In Russia, Christmas is celebrated on January 7, and wasn’t really a ‘thing’ during the 20th century, as it wasn’t allowed to be celebrated publicly. As New Year’s Day precedes Russian Christmas, it’s often celebrated as a more important holiday. These days, some Russians observe two Christmases and even two New Year’s – the first Christmas on December 25 and a second New year on January 14. The traditional Christmas Day meal may feature a main of pork, goose or other meat dish, followed by a variety of sides such as aspic, stuffed pies, and various types of dessert. The Russian Santa Claus is known as Ded Moroz and, accompanied by Snegurochka (the Snow Maiden), he brings presents to children to place under the tree. He carries a staff and, instead of a reindeer-pulled sleigh, he arrives in a troika.

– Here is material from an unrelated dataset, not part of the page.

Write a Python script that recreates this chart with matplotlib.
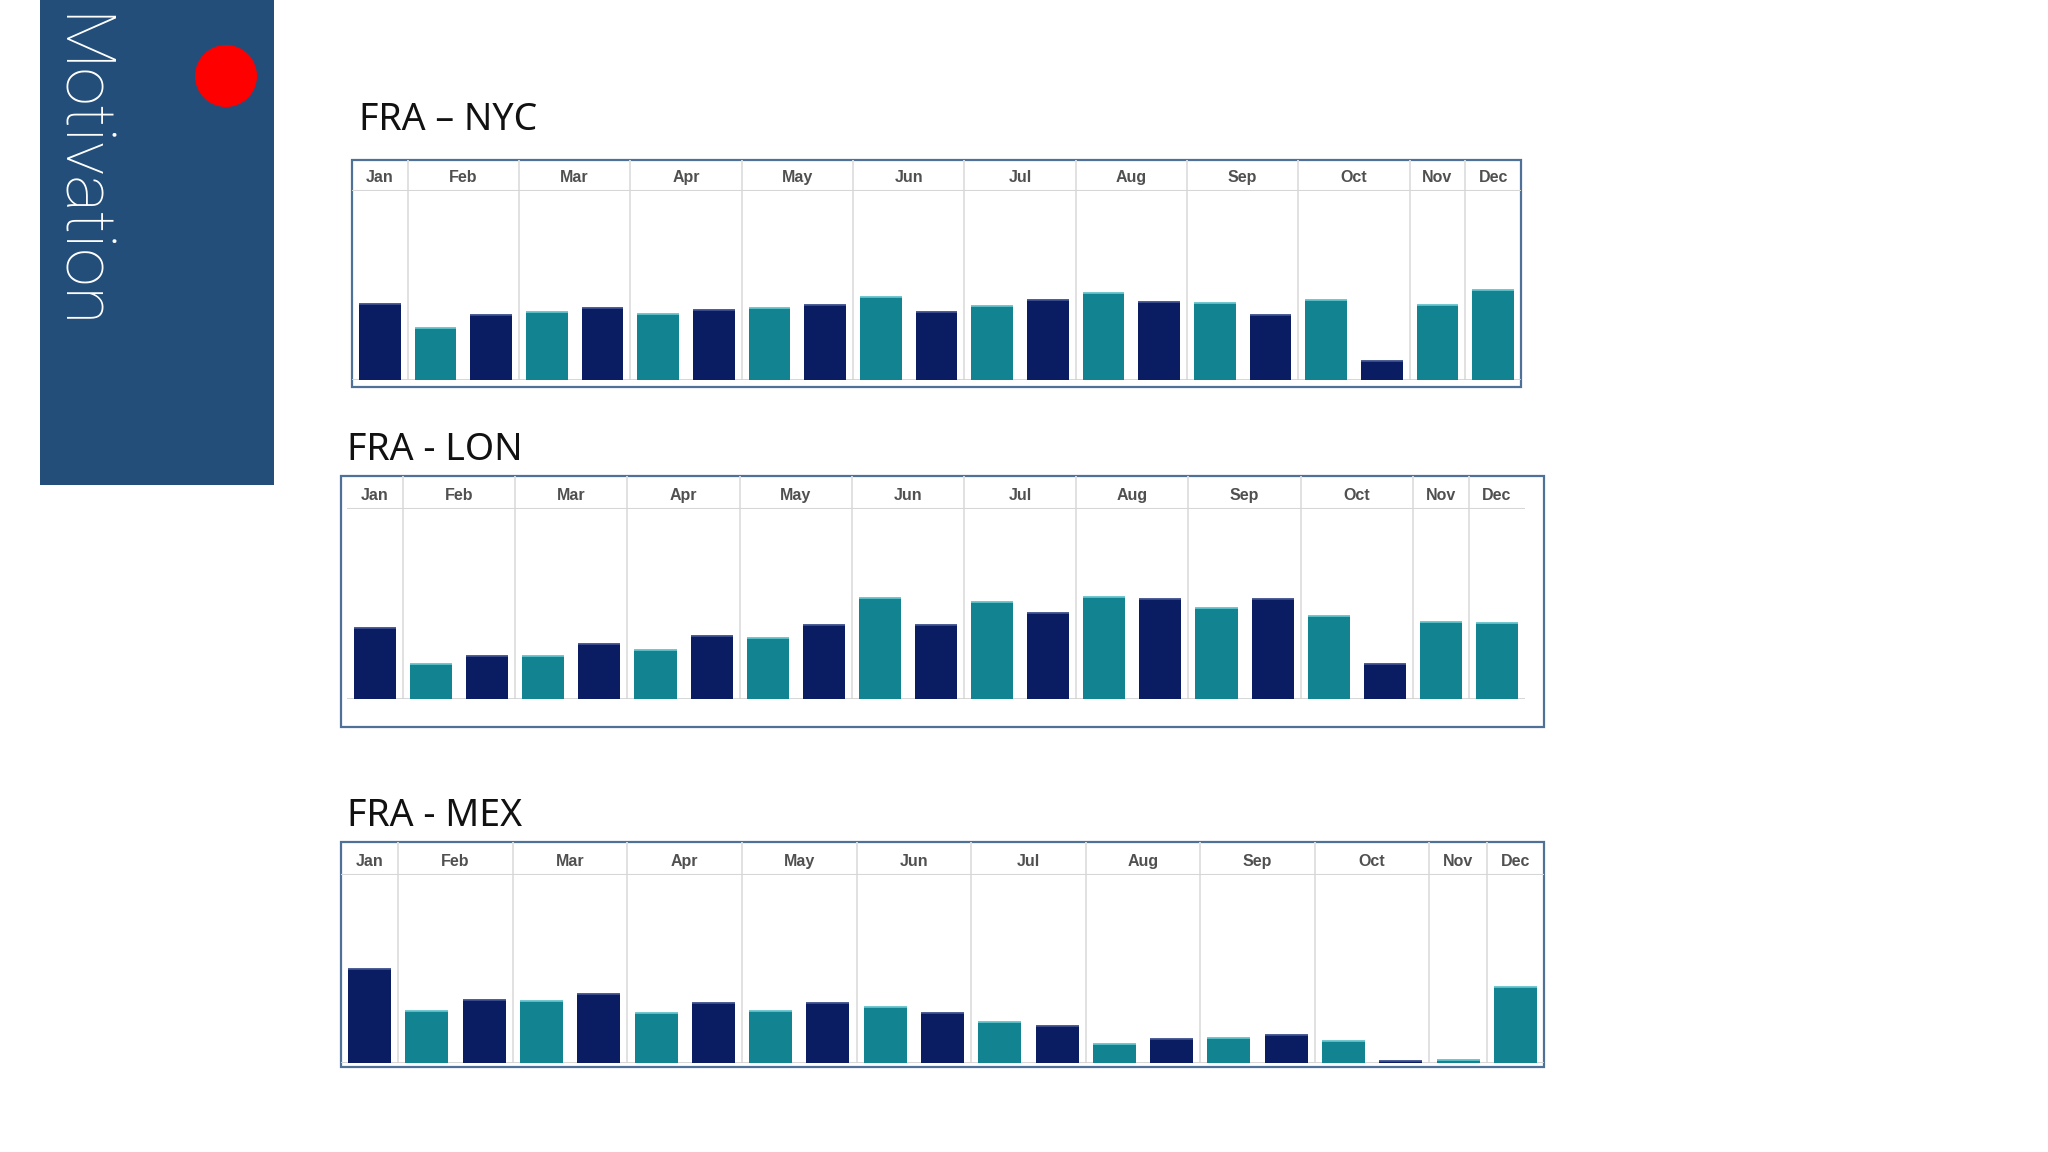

Norwegian kids have two creatures they need to keep an eye out for. First is the Julebukk, who is a goat-like gnome who dishes out pressies. Then there’s Jul Nisse, who guards the farm animals and plays tricks on the children who don’t leave porridge out for him.
The Dutch celebrate the holiday on December 6 and await the arrival of Sinterklass and his trusty helper, Zwarte Piet (Black Pete), who arrive by boat and leave candy and nuts for good little boys and girls – or else a golden birch (for spanking) for those who have been naughty. In the Netherlands, Santa doesn’t hail from the Lapland – he’s from Spain! Zwarte Piet has proven controversial in recent years. Traditionally depicted by actors in black facepaint the character has been criticised by groups in Holland and even the UN for negatively portraying minorities.
December 6 is Nikolaustag (St Nicholas Day). The night before, children leave a shoe or boot outside their door, and the next morning candies or small toys appear in them. As in the Netherlands, a golden birch is placed in them if they’ve been naughty.
Single ladies perform an unusual ritual on Christmas Eve to find out if they will get married during the year ahead. With their backs turned to the house door, it involves throwing one shoe over their shoulder. If the shoe lands with the heel pointing towards the door – bad luck! – they will remain single. If the front of the shoe point towards the door, however, it’s time to start making wedding plans.
The Spanish kick off their Christmas celebrations on December 8, with the feast of the Immaculate Conception. Presents don’t get dished out until January 6 – Dia de Los Reyes (or Three Kings Day in English). The fun begins the night before, when the three kings lead their procession through the streets, throwing sweets to the children. The morning after the night before, the kids wake up to find presents have been left overnight. Christmas meals in Spain vary from region to region, but a popular tradition is to eat a Roscon (a large, sweet donut-shaped bread covered in cherries and sugar). A plastic toy is buried deep in the Roscon, and whoever finds it gets good luck for the year ahead.
Superstitious Greeks wrap fresh basil around a wooden cross, which is used to sprinkle water around the house to keep away the Killantzaroi – mischievous goblins. Some households also keep a fire lit to stop them getting up to mischief, like turning milk sour and riding on the backs of people. Presents are given on January 1.
Children get their presents on December 6, which is St Nicholas’ Day. Families get together for a traditional Christmas Eve feast, which has 12 courses, two of which are carp (a type of fish). Polish tradition has it that animals can talk and people can tell the future on Christmas Eve.